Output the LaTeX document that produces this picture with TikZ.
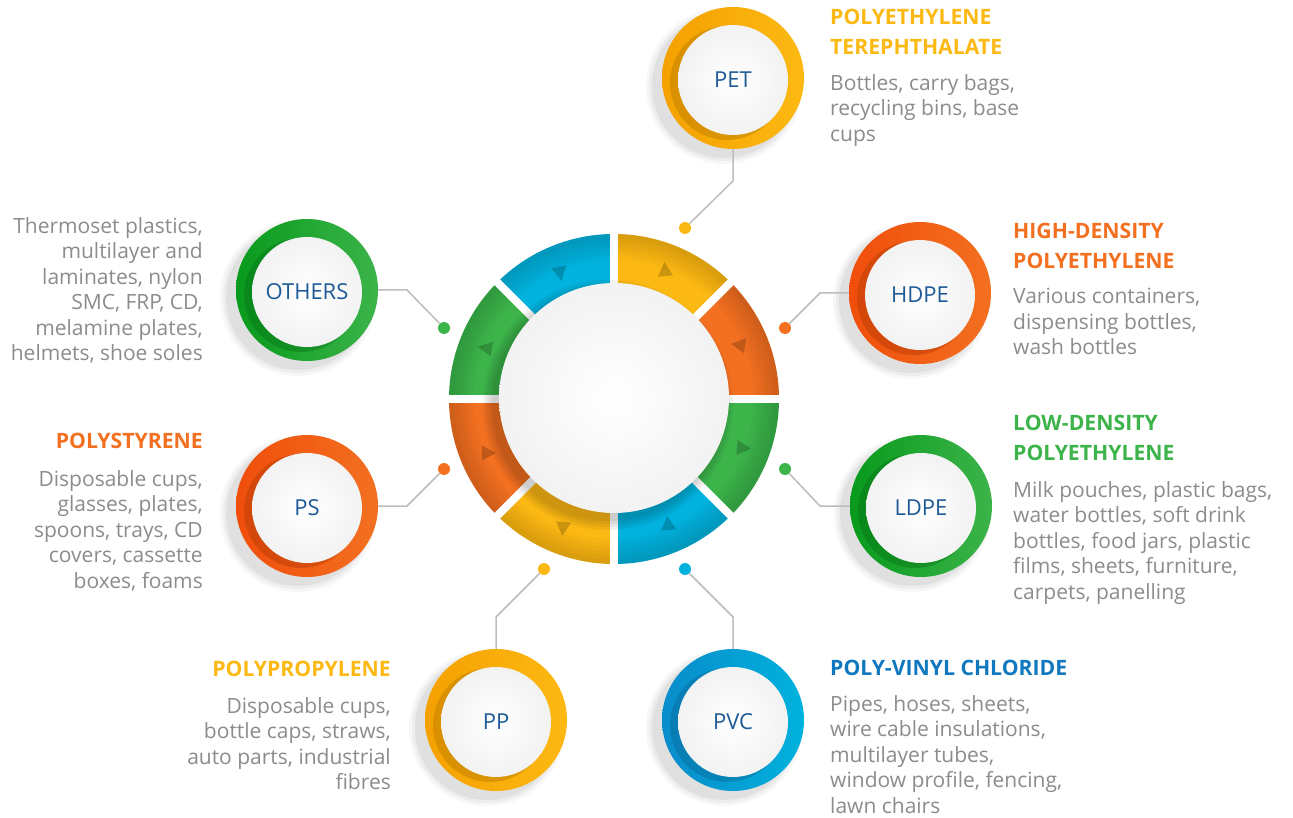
\documentclass[tikz,border=0pt]{standalone}
\usepackage{fontspec}
\setmainfont{Open Sans}
\usetikzlibrary{positioning}
\usetikzlibrary{calc}

\definecolor{plyellow}{HTML}{FDB913}
\definecolor{plyellowdk}{HTML}{F4A100}
\definecolor{plorange}{HTML}{F37021}
\definecolor{plorangedk}{HTML}{F04E0A}
\definecolor{plgreen}{HTML}{3CB44A}
\definecolor{plgreendk}{HTML}{089A1C}
\definecolor{plblue}{HTML}{00B2DD}
\definecolor{plbluedk}{HTML}{0A8CCB}
\definecolor{pvctitle}{HTML}{1078BE}
\definecolor{codeblue}{HTML}{1D5A96}
\definecolor{bodygray}{HTML}{8C8C8C}
\definecolor{wiregray}{HTML}{BDBDBD}

\tikzset{
  disc/.style={circle,minimum size=142pt,inner sep=0pt},
  plate/.style={circle,minimum size=110pt,inner sep=0pt,text=codeblue,
    font=\fontsize{22}{25}\selectfont,shading=radial,inner color=white,outer color=black!5},
  pin/.style={circle,minimum size=12pt,inner sep=0pt},
  wire/.style={draw=wiregray,line width=1.5pt},
  heading/.style={inner sep=0pt,font=\fontsize{21.2}{30}\selectfont\bfseries},
  uses/.style={inner sep=0pt,text=bodygray,font=\fontsize{21}{25.5}\selectfont},
}

\begin{document}
\begin{tikzpicture}[x=1pt,y=-1pt]
    \useasboundingbox (0,0) rectangle (1293,818);
    \fill[white] (0,0) rectangle (1293,818);

    % ring of eight segments
    \begin{scope}[shift={(614,399)}]
    \foreach \a/\c in {-90/plyellow,-45/plorange,0/plgreen,45/plblue,
                       90/plyellow,135/plorange,180/plgreen,225/plblue}
      \fill[\c] (\a:165) arc[start angle=\a,end angle=\a+45,radius=165]
                -- (\a+45:100) arc[start angle=\a+45,end angle=\a,radius=100] -- cycle;
    \foreach \r in {140,144,...,160}
      \fill[black,opacity=.022,even odd rule] (0,0) circle (165) (0,0) circle (\r);
    \foreach \a in {0,45,...,315}
      \draw[white,line width=8pt] (\a:95) -- (\a:170);
    \foreach \r in {116,119,122,125}
      \fill[black,opacity=.05] (-6,6) circle (\r);
    \end{scope}

    % little arrows on the ring
    \foreach \x/\y/\d in {560/273/-80,665/270/95,739/345/172,743/448/-5,
                          668/524/95,563/528/-95,488/453/0,486/348/170}
      \fill[black,opacity=.2,shift={(\x,\y)},rotate=\d] (8,0) -- (-6,7.5) -- (-6,-7.5) -- cycle;

    \node[circle,minimum size=230pt,inner sep=0pt,shading=radial,
          inner color=white,outer color=black!5] (hub) at (614,398) {};

    % satellites
    \foreach \n/\x/\y/\lc/\dc/\t in {pet/733/78/plyellow/plyellowdk/PET,
        hdpe/920/293/plorange/plorangedk/HDPE,
        ldpe/921/506/plgreen/plgreendk/LDPE,
        pvc/733/720/plblue/plbluedk/PVC,
        pp/496/720/plyellow/plyellowdk/PP,
        ps/307/506/plorange/plorangedk/PS,
        others/307/290/plgreen/plgreendk/OTHERS}
    {
      \foreach \r/\o in {78/.03,75/.04,72/.05}
        \fill[black,opacity=\o] (\x-9,\y+8) circle (\r);
      \node[disc,left color=\dc,right color=\lc] (\n-disc) at (\x,\y) {};
      \begin{scope}
        \clip (\x,\y) circle (71);
        \fill[\dc!75!black,opacity=.45] (\x-6,\y+5) circle (57);
      \end{scope}
      \node[plate] (\n) at (\x,\y+2) {\t};
    }

    % pins and wires
    \node[pin,fill=plyellow] (pet-pin) at (685,228) {};
    \node[pin,fill=plorange] (hdpe-pin) at (785,328) {};
    \node[pin,fill=plgreen] (ldpe-pin) at (785,469) {};
    \node[pin,fill=plblue] (pvc-pin) at (685,569) {};
    \node[pin,fill=plyellow] (pp-pin) at (544,569) {};
    \node[pin,fill=plorange] (ps-pin) at (444,469) {};
    \node[pin,fill=plgreen] (others-pin) at (444,328) {};
    \coordinate (pet-bend) at (733,181);
    \coordinate (hdpe-bend) at (820,293);
    \coordinate (ldpe-bend) at (820,506);
    \coordinate (pvc-bend) at (733,617);
    \coordinate (pp-bend) at (496,617);
    \coordinate (ps-bend) at (407,506);
    \coordinate (others-bend) at (407,290);
    \draw[wire] (pet-disc.south) -- (pet-bend) -- (pet-pin);
    \draw[wire] (hdpe-disc.west) -- (hdpe-bend) -- (hdpe-pin);
    \draw[wire] (ldpe-disc.west) -- (ldpe-bend) -- (ldpe-pin);
    \draw[wire] (pvc-disc.north) -- (pvc-bend) -- (pvc-pin);
    \draw[wire] (pp-disc.north) -- (pp-bend) -- (pp-pin);
    \draw[wire] (ps-disc.east) -- (ps-bend) -- (ps-pin);
    \draw[wire] (others-disc.east) -- (others-bend) -- (others-pin);

    % texts
    \node[heading,text=plyellow,align=left,anchor=north west] (pet-head) at (830,9)
      {POLYETHYLENE\\TEREPHTHALATE};
    \node[uses,align=left,anchor=north west] (pet-uses) at (830,74)
      {Bottles, carry bags,\\recycling bins, base\\cups};
    \node[heading,text=plorange,align=left,anchor=north west] (hdpe-head) at (1013,223)
      {HIGH-DENSITY\\POLYETHYLENE};
    \node[uses,align=left,anchor=north west] (hdpe-uses) at (1013,288)
      {Various containers,\\dispensing bottles,\\wash bottles};
    \node[heading,text=plgreen,align=left,anchor=north west] (ldpe-head) at (1013,415)
      {LOW-DENSITY\\POLYETHYLENE};
    \node[uses,align=left,anchor=north west] (ldpe-uses) at (1013,481)
      {Milk pouches, plastic bags,\\water bottles, soft drink\\bottles, food jars, plastic\\films, sheets, furniture,\\carpets, panelling};
    \node[heading,text=pvctitle,align=left,anchor=north west] (pvc-head) at (830,660)
      {POLY-VINYL CHLORIDE};
    \node[uses,align=left,anchor=north west] (pvc-uses) at (830,695)
      {Pipes, hoses, sheets,\\wire cable insulations,\\multilayer tubes,\\window profile, fencing,\\lawn chairs};
    \node[heading,text=plyellow,align=right,anchor=north east] (pp-head) at (391,661)
      {POLYPROPYLENE};
    \node[uses,align=right,anchor=north east] (pp-uses) at (391,697)
      {Disposable cups,\\bottle caps, straws,\\auto parts, industrial\\fibres};
    \node[heading,text=plorange,align=right,anchor=north east] (ps-head) at (203,433)
      {POLYSTYRENE};
    \node[uses,align=right,anchor=north east] (ps-uses) at (203,470)
      {Disposable cups,\\glasses, plates,\\spoons, trays, CD\\covers, cassette\\boxes, foams};
    \node[uses,align=right,anchor=north east] (others-uses) at (203,217)
      {Thermoset plastics,\\multilayer and\\laminates, nylon\\SMC, FRP, CD,\\melamine plates,\\helmets, shoe soles};
\end{tikzpicture}
\end{document}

......

**Written exercise:** Reproduce every line above as written, skipping pictures.

**Full output:**
Output the LaTeX document that produces this picture with TikZ.
\documentclass[tikz,border=0pt]{standalone}
\usepackage{fontspec}
\setmainfont{Open Sans}
\usetikzlibrary{positioning}
\usetikzlibrary{calc}

\definecolor{plyellow}{HTML}{FDB913}
\definecolor{plyellowdk}{HTML}{F4A100}
\definecolor{plorange}{HTML}{F37021}
\definecolor{plorangedk}{HTML}{F04E0A}
\definecolor{plgreen}{HTML}{3CB44A}
\definecolor{plgreendk}{HTML}{089A1C}
\definecolor{plblue}{HTML}{00B2DD}
\definecolor{plbluedk}{HTML}{0A8CCB}
\definecolor{pvctitle}{HTML}{1078BE}
\definecolor{codeblue}{HTML}{1D5A96}
\definecolor{bodygray}{HTML}{8C8C8C}
\definecolor{wiregray}{HTML}{BDBDBD}

\tikzset{
  disc/.style={circle,minimum size=142pt,inner sep=0pt},
  plate/.style={circle,minimum size=110pt,inner sep=0pt,text=codeblue,
    font=\fontsize{22}{25}\selectfont,shading=radial,inner color=white,outer color=black!5},
  pin/.style={circle,minimum size=12pt,inner sep=0pt},
  wire/.style={draw=wiregray,line width=1.5pt},
  heading/.style={inner sep=0pt,font=\fontsize{21.2}{30}\selectfont\bfseries},
  uses/.style={inner sep=0pt,text=bodygray,font=\fontsize{21}{25.5}\selectfont},
}

\begin{document}
\begin{tikzpicture}[x=1pt,y=-1pt]
    \useasboundingbox (0,0) rectangle (1293,818);
    \fill[white] (0,0) rectangle (1293,818);

    % ring of eight segments
    \begin{scope}[shift={(614,399)}]
    \foreach \a/\c in {-90/plyellow,-45/plorange,0/plgreen,45/plblue,
                       90/plyellow,135/plorange,180/plgreen,225/plblue}
      \fill[\c] (\a:165) arc[start angle=\a,end angle=\a+45,radius=165]
                -- (\a+45:100) arc[start angle=\a+45,end angle=\a,radius=100] -- cycle;
    \foreach \r in {140,144,...,160}
      \fill[black,opacity=.022,even odd rule] (0,0) circle (165) (0,0) circle (\r);
    \foreach \a in {0,45,...,315}
      \draw[white,line width=8pt] (\a:95) -- (\a:170);
    \foreach \r in {116,119,122,125}
      \fill[black,opacity=.05] (-6,6) circle (\r);
    \end{scope}

    % little arrows on the ring
    \foreach \x/\y/\d in {560/273/-80,665/270/95,739/345/172,743/448/-5,
                          668/524/95,563/528/-95,488/453/0,486/348/170}
      \fill[black,opacity=.2,shift={(\x,\y)},rotate=\d] (8,0) -- (-6,7.5) -- (-6,-7.5) -- cycle;

    \node[circle,minimum size=230pt,inner sep=0pt,shading=radial,
          inner color=white,outer color=black!5] (hub) at (614,398) {};

    % satellites
    \foreach \n/\x/\y/\lc/\dc/\t in {pet/733/78/plyellow/plyellowdk/PET,
        hdpe/920/293/plorange/plorangedk/HDPE,
        ldpe/921/506/plgreen/plgreendk/LDPE,
        pvc/733/720/plblue/plbluedk/PVC,
        pp/496/720/plyellow/plyellowdk/PP,
        ps/307/506/plorange/plorangedk/PS,
        others/307/290/plgreen/plgreendk/OTHERS}
    {
      \foreach \r/\o in {78/.03,75/.04,72/.05}
        \fill[black,opacity=\o] (\x-9,\y+8) circle (\r);
      \node[disc,left color=\dc,right color=\lc] (\n-disc) at (\x,\y) {};
      \begin{scope}
        \clip (\x,\y) circle (71);
        \fill[\dc!75!black,opacity=.45] (\x-6,\y+5) circle (57);
      \end{scope}
      \node[plate] (\n) at (\x,\y+2) {\t};
    }

    % pins and wires
    \node[pin,fill=plyellow] (pet-pin) at (685,228) {};
    \node[pin,fill=plorange] (hdpe-pin) at (785,328) {};
    \node[pin,fill=plgreen] (ldpe-pin) at (785,469) {};
    \node[pin,fill=plblue] (pvc-pin) at (685,569) {};
    \node[pin,fill=plyellow] (pp-pin) at (544,569) {};
    \node[pin,fill=plorange] (ps-pin) at (444,469) {};
    \node[pin,fill=plgreen] (others-pin) at (444,328) {};
    \coordinate (pet-bend) at (733,181);
    \coordinate (hdpe-bend) at (820,293);
    \coordinate (ldpe-bend) at (820,506);
    \coordinate (pvc-bend) at (733,617);
    \coordinate (pp-bend) at (496,617);
    \coordinate (ps-bend) at (407,506);
    \coordinate (others-bend) at (407,290);
    \draw[wire] (pet-disc.south) -- (pet-bend) -- (pet-pin);
    \draw[wire] (hdpe-disc.west) -- (hdpe-bend) -- (hdpe-pin);
    \draw[wire] (ldpe-disc.west) -- (ldpe-bend) -- (ldpe-pin);
    \draw[wire] (pvc-disc.north) -- (pvc-bend) -- (pvc-pin);
    \draw[wire] (pp-disc.north) -- (pp-bend) -- (pp-pin);
    \draw[wire] (ps-disc.east) -- (ps-bend) -- (ps-pin);
    \draw[wire] (others-disc.east) -- (others-bend) -- (others-pin);

    % texts
    \node[heading,text=plyellow,align=left,anchor=north west] (pet-head) at (830,9)
      {POLYETHYLENE\\TEREPHTHALATE};
    \node[uses,align=left,anchor=north west] (pet-uses) at (830,74)
      {Bottles, carry bags,\\recycling bins, base\\cups};
    \node[heading,text=plorange,align=left,anchor=north west] (hdpe-head) at (1013,223)
      {HIGH-DENSITY\\POLYETHYLENE};
    \node[uses,align=left,anchor=north west] (hdpe-uses) at (1013,288)
      {Various containers,\\dispensing bottles,\\wash bottles};
    \node[heading,text=plgreen,align=left,anchor=north west] (ldpe-head) at (1013,415)
      {LOW-DENSITY\\POLYETHYLENE};
    \node[uses,align=left,anchor=north west] (ldpe-uses) at (1013,481)
      {Milk pouches, plastic bags,\\water bottles, soft drink\\bottles, food jars, plastic\\films, sheets, furniture,\\carpets, panelling};
    \node[heading,text=pvctitle,align=left,anchor=north west] (pvc-head) at (830,660)
      {POLY-VINYL CHLORIDE};
    \node[uses,align=left,anchor=north west] (pvc-uses) at (830,695)
      {Pipes, hoses, sheets,\\wire cable insulations,\\multilayer tubes,\\window profile, fencing,\\lawn chairs};
    \node[heading,text=plyellow,align=right,anchor=north east] (pp-head) at (391,661)
      {POLYPROPYLENE};
    \node[uses,align=right,anchor=north east] (pp-uses) at (391,697)
      {Disposable cups,\\bottle caps, straws,\\auto parts, industrial\\fibres};
    \node[heading,text=plorange,align=right,anchor=north east] (ps-head) at (203,433)
      {POLYSTYRENE};
    \node[uses,align=right,anchor=north east] (ps-uses) at (203,470)
      {Disposable cups,\\glasses, plates,\\spoons, trays, CD\\covers, cassette\\boxes, foams};
    \node[uses,align=right,anchor=north east] (others-uses) at (203,217)
      {Thermoset plastics,\\multilayer and\\laminates, nylon\\SMC, FRP, CD,\\melamine plates,\\helmets, shoe soles};
\end{tikzpicture}
\end{document}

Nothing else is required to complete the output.